▼▼▼
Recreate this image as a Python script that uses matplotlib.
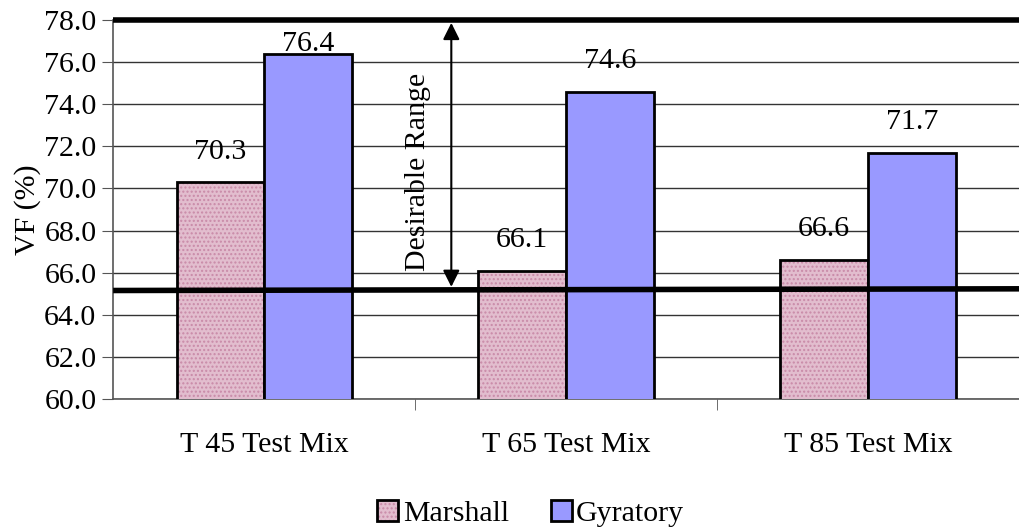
import numpy as np
import matplotlib.pyplot as plt
from matplotlib.patches import Patch

plt.rcParams['font.family'] = ['Liberation Serif', 'DejaVu Serif']

# data
mixes = ["T 45 Test Mix", "T 65 Test Mix", "T 85 Test Mix"]
marshall = [70.3, 66.1, 66.6]
gyratory = [76.4, 74.6, 71.7]
range_low = [65.15, 65.23]   # thick line, left end / right end
range_high = 78.0

pink = "#E2BDCE"
pink_dots = "#C98AA8"
blue = "#9999FF"
fs = 21.5

fig = plt.figure(figsize=(10.19, 5.29), dpi=100)
ax = fig.add_axes([0.111, 0.246, 0.889, 0.716])

x = np.arange(len(mixes))
w = 0.29

#bars
ax.bar(x - w / 2, marshall, w, color=pink, hatch="....", edgecolor=pink_dots, linewidth=0, zorder=3)
ax.bar(x - w / 2, marshall, w, color="none", edgecolor="black", linewidth=2, zorder=4)
ax.bar(x + w / 2, gyratory, w, color=blue, edgecolor="black", linewidth=2, zorder=4)

#value labels
for xi, m, g in zip(x, marshall, gyratory):
    ax.text(xi - w / 2, min(m + 1.45, 76.85), f"{m:.1f}", ha="center", va="center", fontsize=fs, zorder=6)
    ax.text(xi + w / 2, min(g + 1.45, 76.85), f"{g:.1f}", ha="center", va="center", fontsize=fs, zorder=6)

#desirable range lines
ax.plot([-0.5, 2.5], range_low, color="black", lw=4, zorder=5, solid_capstyle="butt")
ax.plot([-0.5, 2.5], [range_high, range_high], color="black", lw=4, zorder=5,
        solid_capstyle="butt", clip_on=False)
ax.annotate("", xy=(0.62, range_high), xytext=(0.62, np.mean(range_low)),
            arrowprops=dict(arrowstyle="<|-|>", color="black", lw=1.5, mutation_scale=25),
            zorder=6)
ax.text(0.51, 70.8, "Desirable Range", rotation=90, ha="center", va="center", fontsize=fs, zorder=6)

#axes
ax.set_xlim(-0.5, 2.5)
ax.set_ylim(60, 78)
ax.set_yticks(np.arange(60, 78.1, 2))
ax.set_yticklabels([f"{v:.1f}" for v in np.arange(60, 78.1, 2)], fontsize=fs)
ax.set_xticks(x)
ax.set_xticklabels(mixes, fontsize=fs)
ax.set_xticks([0.5, 1.5], minor=True)
ax.tick_params(axis="x", which="major", length=0, pad=24)
ax.tick_params(axis="x", which="minor", length=8, color="#555555")
ax.tick_params(axis="y", length=8, color="#555555", pad=4)
ax.yaxis.grid(True, color="#333333", lw=1, zorder=0)
ax.set_axisbelow(True)
for s in ["top", "right"]:
    ax.spines[s].set_visible(False)
ax.spines["left"].set_color("#555555")
ax.spines["bottom"].set_color("#555555")
ax.spines["left"].set_linewidth(1.2)
ax.spines["bottom"].set_linewidth(1.2)
ax.set_ylabel("VF (%)", fontsize=fs, labelpad=2)

#legend
h_m = (Patch(facecolor=pink, hatch="....", edgecolor=pink_dots, lw=0),
       Patch(facecolor="none", edgecolor="black", lw=2))
h_b = Patch(facecolor=blue, edgecolor="black", lw=2)
fig.legend([h_m, h_b], ["Marshall", "Gyratory"], loc="center", bbox_to_anchor=(0.521, 0.03),
           ncol=2, frameon=False, fontsize=fs, handlelength=0.7, handleheight=0.7,
           handletextpad=0.15, columnspacing=1.4, borderpad=0)

fig.savefig("out.png", dpi=100)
▲▲▲
> Objective
Leave out any pictures, please, and quote only the lines from the top of the data through the line that contains "ax.text(xi + w".

> Full answer
Recreate this image as a Python script that uses matplotlib.
import numpy as np
import matplotlib.pyplot as plt
from matplotlib.patches import Patch

plt.rcParams['font.family'] = ['Liberation Serif', 'DejaVu Serif']

# data
mixes = ["T 45 Test Mix", "T 65 Test Mix", "T 85 Test Mix"]
marshall = [70.3, 66.1, 66.6]
gyratory = [76.4, 74.6, 71.7]
range_low = [65.15, 65.23]   # thick line, left end / right end
range_high = 78.0

pink = "#E2BDCE"
pink_dots = "#C98AA8"
blue = "#9999FF"
fs = 21.5

fig = plt.figure(figsize=(10.19, 5.29), dpi=100)
ax = fig.add_axes([0.111, 0.246, 0.889, 0.716])

x = np.arange(len(mixes))
w = 0.29

#bars
ax.bar(x - w / 2, marshall, w, color=pink, hatch="....", edgecolor=pink_dots, linewidth=0, zorder=3)
ax.bar(x - w / 2, marshall, w, color="none", edgecolor="black", linewidth=2, zorder=4)
ax.bar(x + w / 2, gyratory, w, color=blue, edgecolor="black", linewidth=2, zorder=4)

#value labels
for xi, m, g in zip(x, marshall, gyratory):
    ax.text(xi - w / 2, min(m + 1.45, 76.85), f"{m:.1f}", ha="center", va="center", fontsize=fs, zorder=6)
    ax.text(xi + w / 2, min(g + 1.45, 76.85), f"{g:.1f}", ha="center", va="center", fontsize=fs, zorder=6)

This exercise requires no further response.